### Provided data
┄┄┄┄┄┄
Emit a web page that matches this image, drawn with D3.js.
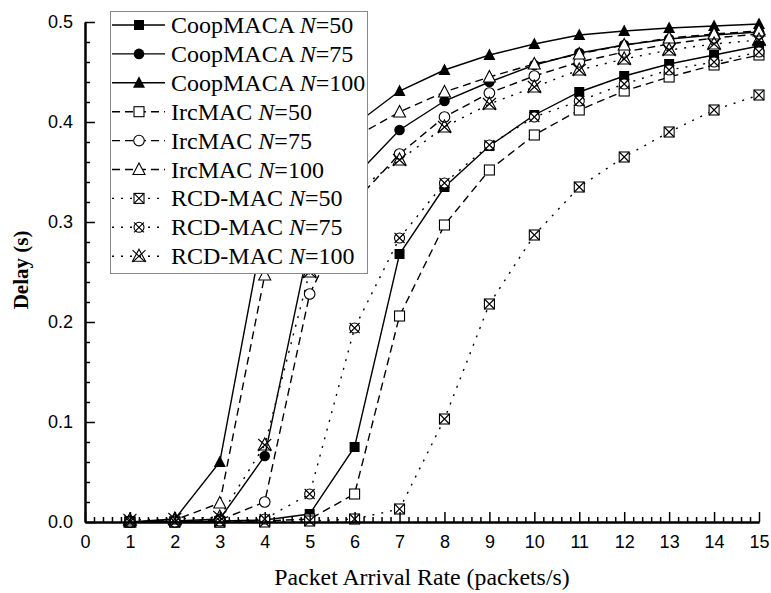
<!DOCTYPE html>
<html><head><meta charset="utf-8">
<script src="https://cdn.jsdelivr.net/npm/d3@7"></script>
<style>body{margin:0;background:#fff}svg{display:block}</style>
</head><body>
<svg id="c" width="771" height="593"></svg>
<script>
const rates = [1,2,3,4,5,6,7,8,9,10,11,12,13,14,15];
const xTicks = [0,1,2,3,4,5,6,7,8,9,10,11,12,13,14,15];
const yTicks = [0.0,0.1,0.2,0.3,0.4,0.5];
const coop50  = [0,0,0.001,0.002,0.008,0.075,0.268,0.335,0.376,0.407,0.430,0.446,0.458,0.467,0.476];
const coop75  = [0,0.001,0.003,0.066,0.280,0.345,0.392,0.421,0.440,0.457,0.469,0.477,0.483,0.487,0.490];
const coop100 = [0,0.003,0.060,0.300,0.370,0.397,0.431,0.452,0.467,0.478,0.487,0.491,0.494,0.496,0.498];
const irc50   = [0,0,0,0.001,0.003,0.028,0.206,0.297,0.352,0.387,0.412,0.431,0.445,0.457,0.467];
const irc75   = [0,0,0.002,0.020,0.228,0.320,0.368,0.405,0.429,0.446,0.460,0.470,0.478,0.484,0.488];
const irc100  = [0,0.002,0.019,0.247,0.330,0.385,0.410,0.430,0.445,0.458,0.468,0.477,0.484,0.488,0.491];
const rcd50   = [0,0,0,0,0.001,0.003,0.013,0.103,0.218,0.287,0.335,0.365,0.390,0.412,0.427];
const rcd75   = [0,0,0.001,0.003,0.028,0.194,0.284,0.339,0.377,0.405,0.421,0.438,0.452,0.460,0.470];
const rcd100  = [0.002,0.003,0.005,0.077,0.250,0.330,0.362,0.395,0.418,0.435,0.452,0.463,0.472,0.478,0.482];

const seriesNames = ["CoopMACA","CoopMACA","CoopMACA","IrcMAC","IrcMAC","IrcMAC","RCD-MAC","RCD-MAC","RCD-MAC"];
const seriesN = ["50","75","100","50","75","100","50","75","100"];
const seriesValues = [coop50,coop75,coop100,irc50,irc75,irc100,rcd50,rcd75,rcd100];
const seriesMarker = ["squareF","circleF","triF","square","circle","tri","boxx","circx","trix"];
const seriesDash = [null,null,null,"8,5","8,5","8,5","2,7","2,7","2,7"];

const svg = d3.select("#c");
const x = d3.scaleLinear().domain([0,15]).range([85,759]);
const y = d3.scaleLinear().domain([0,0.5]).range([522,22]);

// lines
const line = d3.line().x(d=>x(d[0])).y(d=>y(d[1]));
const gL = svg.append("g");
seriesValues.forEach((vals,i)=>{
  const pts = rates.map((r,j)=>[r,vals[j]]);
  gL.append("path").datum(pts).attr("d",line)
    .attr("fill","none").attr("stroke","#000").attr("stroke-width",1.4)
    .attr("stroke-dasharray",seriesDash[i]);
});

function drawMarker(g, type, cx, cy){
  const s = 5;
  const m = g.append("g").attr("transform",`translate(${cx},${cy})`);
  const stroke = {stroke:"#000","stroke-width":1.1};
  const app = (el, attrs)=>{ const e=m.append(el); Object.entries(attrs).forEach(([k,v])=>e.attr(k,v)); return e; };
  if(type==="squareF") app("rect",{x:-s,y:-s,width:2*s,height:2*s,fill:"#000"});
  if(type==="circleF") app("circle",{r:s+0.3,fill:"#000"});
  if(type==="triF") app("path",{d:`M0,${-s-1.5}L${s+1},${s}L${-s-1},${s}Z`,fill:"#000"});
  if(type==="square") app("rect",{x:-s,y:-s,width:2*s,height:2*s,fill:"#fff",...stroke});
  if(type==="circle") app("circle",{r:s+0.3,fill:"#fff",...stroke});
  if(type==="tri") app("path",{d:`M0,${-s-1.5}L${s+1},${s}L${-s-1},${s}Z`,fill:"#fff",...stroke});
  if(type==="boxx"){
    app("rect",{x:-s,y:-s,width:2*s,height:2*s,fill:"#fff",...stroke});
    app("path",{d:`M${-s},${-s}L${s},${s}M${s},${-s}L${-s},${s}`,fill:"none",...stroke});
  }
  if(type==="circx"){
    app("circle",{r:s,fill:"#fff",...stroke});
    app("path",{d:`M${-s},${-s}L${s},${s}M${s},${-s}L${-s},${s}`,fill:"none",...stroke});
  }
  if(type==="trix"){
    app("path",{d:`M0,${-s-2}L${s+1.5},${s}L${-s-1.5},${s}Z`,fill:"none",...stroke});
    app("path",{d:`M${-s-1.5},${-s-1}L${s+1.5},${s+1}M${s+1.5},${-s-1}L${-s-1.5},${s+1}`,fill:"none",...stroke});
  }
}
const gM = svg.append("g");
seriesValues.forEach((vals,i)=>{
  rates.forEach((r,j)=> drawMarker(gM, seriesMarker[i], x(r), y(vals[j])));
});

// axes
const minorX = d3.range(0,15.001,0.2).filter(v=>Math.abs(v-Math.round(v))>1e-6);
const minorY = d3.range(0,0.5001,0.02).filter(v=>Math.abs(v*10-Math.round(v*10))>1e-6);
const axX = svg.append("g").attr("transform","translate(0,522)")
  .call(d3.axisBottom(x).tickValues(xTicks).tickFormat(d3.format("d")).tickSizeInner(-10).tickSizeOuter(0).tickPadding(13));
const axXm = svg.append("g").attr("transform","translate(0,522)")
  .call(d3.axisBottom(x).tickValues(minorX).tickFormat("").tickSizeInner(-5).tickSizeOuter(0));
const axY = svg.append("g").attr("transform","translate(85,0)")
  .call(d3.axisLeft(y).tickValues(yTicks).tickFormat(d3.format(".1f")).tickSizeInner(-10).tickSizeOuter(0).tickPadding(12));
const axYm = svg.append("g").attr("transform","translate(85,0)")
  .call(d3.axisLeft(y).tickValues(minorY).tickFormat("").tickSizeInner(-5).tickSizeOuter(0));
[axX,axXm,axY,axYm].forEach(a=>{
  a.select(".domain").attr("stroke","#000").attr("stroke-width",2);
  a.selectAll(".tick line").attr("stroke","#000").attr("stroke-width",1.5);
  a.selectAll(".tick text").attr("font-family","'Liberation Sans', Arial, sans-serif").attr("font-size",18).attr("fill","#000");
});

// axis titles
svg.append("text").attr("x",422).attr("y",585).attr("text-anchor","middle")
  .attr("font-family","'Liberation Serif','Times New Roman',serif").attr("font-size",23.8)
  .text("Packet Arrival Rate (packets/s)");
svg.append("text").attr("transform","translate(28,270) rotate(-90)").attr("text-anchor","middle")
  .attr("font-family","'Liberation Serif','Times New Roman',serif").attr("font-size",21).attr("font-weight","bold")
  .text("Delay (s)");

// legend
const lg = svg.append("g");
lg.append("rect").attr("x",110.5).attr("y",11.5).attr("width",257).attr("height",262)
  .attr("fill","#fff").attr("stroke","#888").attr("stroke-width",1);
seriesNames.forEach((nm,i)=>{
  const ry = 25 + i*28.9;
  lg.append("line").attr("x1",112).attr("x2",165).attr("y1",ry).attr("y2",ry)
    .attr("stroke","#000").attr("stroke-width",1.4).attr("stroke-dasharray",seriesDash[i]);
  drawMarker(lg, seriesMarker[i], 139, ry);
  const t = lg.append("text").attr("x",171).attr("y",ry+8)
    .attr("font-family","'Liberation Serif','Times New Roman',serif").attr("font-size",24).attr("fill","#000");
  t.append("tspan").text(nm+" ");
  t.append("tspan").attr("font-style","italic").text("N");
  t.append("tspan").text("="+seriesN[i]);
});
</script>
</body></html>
┄┄┄┄┄┄
### What the exercise asks
Make an exact copy of the listing above. Do not include the pictures.

### Solution below
Emit a web page that matches this image, drawn with D3.js.
<!DOCTYPE html>
<html><head><meta charset="utf-8">
<script src="https://cdn.jsdelivr.net/npm/d3@7"></script>
<style>body{margin:0;background:#fff}svg{display:block}</style>
</head><body>
<svg id="c" width="771" height="593"></svg>
<script>
const rates = [1,2,3,4,5,6,7,8,9,10,11,12,13,14,15];
const xTicks = [0,1,2,3,4,5,6,7,8,9,10,11,12,13,14,15];
const yTicks = [0.0,0.1,0.2,0.3,0.4,0.5];
const coop50  = [0,0,0.001,0.002,0.008,0.075,0.268,0.335,0.376,0.407,0.430,0.446,0.458,0.467,0.476];
const coop75  = [0,0.001,0.003,0.066,0.280,0.345,0.392,0.421,0.440,0.457,0.469,0.477,0.483,0.487,0.490];
const coop100 = [0,0.003,0.060,0.300,0.370,0.397,0.431,0.452,0.467,0.478,0.487,0.491,0.494,0.496,0.498];
const irc50   = [0,0,0,0.001,0.003,0.028,0.206,0.297,0.352,0.387,0.412,0.431,0.445,0.457,0.467];
const irc75   = [0,0,0.002,0.020,0.228,0.320,0.368,0.405,0.429,0.446,0.460,0.470,0.478,0.484,0.488];
const irc100  = [0,0.002,0.019,0.247,0.330,0.385,0.410,0.430,0.445,0.458,0.468,0.477,0.484,0.488,0.491];
const rcd50   = [0,0,0,0,0.001,0.003,0.013,0.103,0.218,0.287,0.335,0.365,0.390,0.412,0.427];
const rcd75   = [0,0,0.001,0.003,0.028,0.194,0.284,0.339,0.377,0.405,0.421,0.438,0.452,0.460,0.470];
const rcd100  = [0.002,0.003,0.005,0.077,0.250,0.330,0.362,0.395,0.418,0.435,0.452,0.463,0.472,0.478,0.482];

const seriesNames = ["CoopMACA","CoopMACA","CoopMACA","IrcMAC","IrcMAC","IrcMAC","RCD-MAC","RCD-MAC","RCD-MAC"];
const seriesN = ["50","75","100","50","75","100","50","75","100"];
const seriesValues = [coop50,coop75,coop100,irc50,irc75,irc100,rcd50,rcd75,rcd100];
const seriesMarker = ["squareF","circleF","triF","square","circle","tri","boxx","circx","trix"];
const seriesDash = [null,null,null,"8,5","8,5","8,5","2,7","2,7","2,7"];

const svg = d3.select("#c");
const x = d3.scaleLinear().domain([0,15]).range([85,759]);
const y = d3.scaleLinear().domain([0,0.5]).range([522,22]);

// lines
const line = d3.line().x(d=>x(d[0])).y(d=>y(d[1]));
const gL = svg.append("g");
seriesValues.forEach((vals,i)=>{
  const pts = rates.map((r,j)=>[r,vals[j]]);
  gL.append("path").datum(pts).attr("d",line)
    .attr("fill","none").attr("stroke","#000").attr("stroke-width",1.4)
    .attr("stroke-dasharray",seriesDash[i]);
});

function drawMarker(g, type, cx, cy){
  const s = 5;
  const m = g.append("g").attr("transform",`translate(${cx},${cy})`);
  const stroke = {stroke:"#000","stroke-width":1.1};
  const app = (el, attrs)=>{ const e=m.append(el); Object.entries(attrs).forEach(([k,v])=>e.attr(k,v)); return e; };
  if(type==="squareF") app("rect",{x:-s,y:-s,width:2*s,height:2*s,fill:"#000"});
  if(type==="circleF") app("circle",{r:s+0.3,fill:"#000"});
  if(type==="triF") app("path",{d:`M0,${-s-1.5}L${s+1},${s}L${-s-1},${s}Z`,fill:"#000"});
  if(type==="square") app("rect",{x:-s,y:-s,width:2*s,height:2*s,fill:"#fff",...stroke});
  if(type==="circle") app("circle",{r:s+0.3,fill:"#fff",...stroke});
  if(type==="tri") app("path",{d:`M0,${-s-1.5}L${s+1},${s}L${-s-1},${s}Z`,fill:"#fff",...stroke});
  if(type==="boxx"){
    app("rect",{x:-s,y:-s,width:2*s,height:2*s,fill:"#fff",...stroke});
    app("path",{d:`M${-s},${-s}L${s},${s}M${s},${-s}L${-s},${s}`,fill:"none",...stroke});
  }
  if(type==="circx"){
    app("circle",{r:s,fill:"#fff",...stroke});
    app("path",{d:`M${-s},${-s}L${s},${s}M${s},${-s}L${-s},${s}`,fill:"none",...stroke});
  }
  if(type==="trix"){
    app("path",{d:`M0,${-s-2}L${s+1.5},${s}L${-s-1.5},${s}Z`,fill:"none",...stroke});
    app("path",{d:`M${-s-1.5},${-s-1}L${s+1.5},${s+1}M${s+1.5},${-s-1}L${-s-1.5},${s+1}`,fill:"none",...stroke});
  }
}
const gM = svg.append("g");
seriesValues.forEach((vals,i)=>{
  rates.forEach((r,j)=> drawMarker(gM, seriesMarker[i], x(r), y(vals[j])));
});

// axes
const minorX = d3.range(0,15.001,0.2).filter(v=>Math.abs(v-Math.round(v))>1e-6);
const minorY = d3.range(0,0.5001,0.02).filter(v=>Math.abs(v*10-Math.round(v*10))>1e-6);
const axX = svg.append("g").attr("transform","translate(0,522)")
  .call(d3.axisBottom(x).tickValues(xTicks).tickFormat(d3.format("d")).tickSizeInner(-10).tickSizeOuter(0).tickPadding(13));
const axXm = svg.append("g").attr("transform","translate(0,522)")
  .call(d3.axisBottom(x).tickValues(minorX).tickFormat("").tickSizeInner(-5).tickSizeOuter(0));
const axY = svg.append("g").attr("transform","translate(85,0)")
  .call(d3.axisLeft(y).tickValues(yTicks).tickFormat(d3.format(".1f")).tickSizeInner(-10).tickSizeOuter(0).tickPadding(12));
const axYm = svg.append("g").attr("transform","translate(85,0)")
  .call(d3.axisLeft(y).tickValues(minorY).tickFormat("").tickSizeInner(-5).tickSizeOuter(0));
[axX,axXm,axY,axYm].forEach(a=>{
  a.select(".domain").attr("stroke","#000").attr("stroke-width",2);
  a.selectAll(".tick line").attr("stroke","#000").attr("stroke-width",1.5);
  a.selectAll(".tick text").attr("font-family","'Liberation Sans', Arial, sans-serif").attr("font-size",18).attr("fill","#000");
});

// axis titles
svg.append("text").attr("x",422).attr("y",585).attr("text-anchor","middle")
  .attr("font-family","'Liberation Serif','Times New Roman',serif").attr("font-size",23.8)
  .text("Packet Arrival Rate (packets/s)");
svg.append("text").attr("transform","translate(28,270) rotate(-90)").attr("text-anchor","middle")
  .attr("font-family","'Liberation Serif','Times New Roman',serif").attr("font-size",21).attr("font-weight","bold")
  .text("Delay (s)");

// legend
const lg = svg.append("g");
lg.append("rect").attr("x",110.5).attr("y",11.5).attr("width",257).attr("height",262)
  .attr("fill","#fff").attr("stroke","#888").attr("stroke-width",1);
seriesNames.forEach((nm,i)=>{
  const ry = 25 + i*28.9;
  lg.append("line").attr("x1",112).attr("x2",165).attr("y1",ry).attr("y2",ry)
    .attr("stroke","#000").attr("stroke-width",1.4).attr("stroke-dasharray",seriesDash[i]);
  drawMarker(lg, seriesMarker[i], 139, ry);
  const t = lg.append("text").attr("x",171).attr("y",ry+8)
    .attr("font-family","'Liberation Serif','Times New Roman',serif").attr("font-size",24).attr("fill","#000");
  t.append("tspan").text(nm+" ");
  t.append("tspan").attr("font-style","italic").text("N");
  t.append("tspan").text("="+seriesN[i]);
});
</script>
</body></html>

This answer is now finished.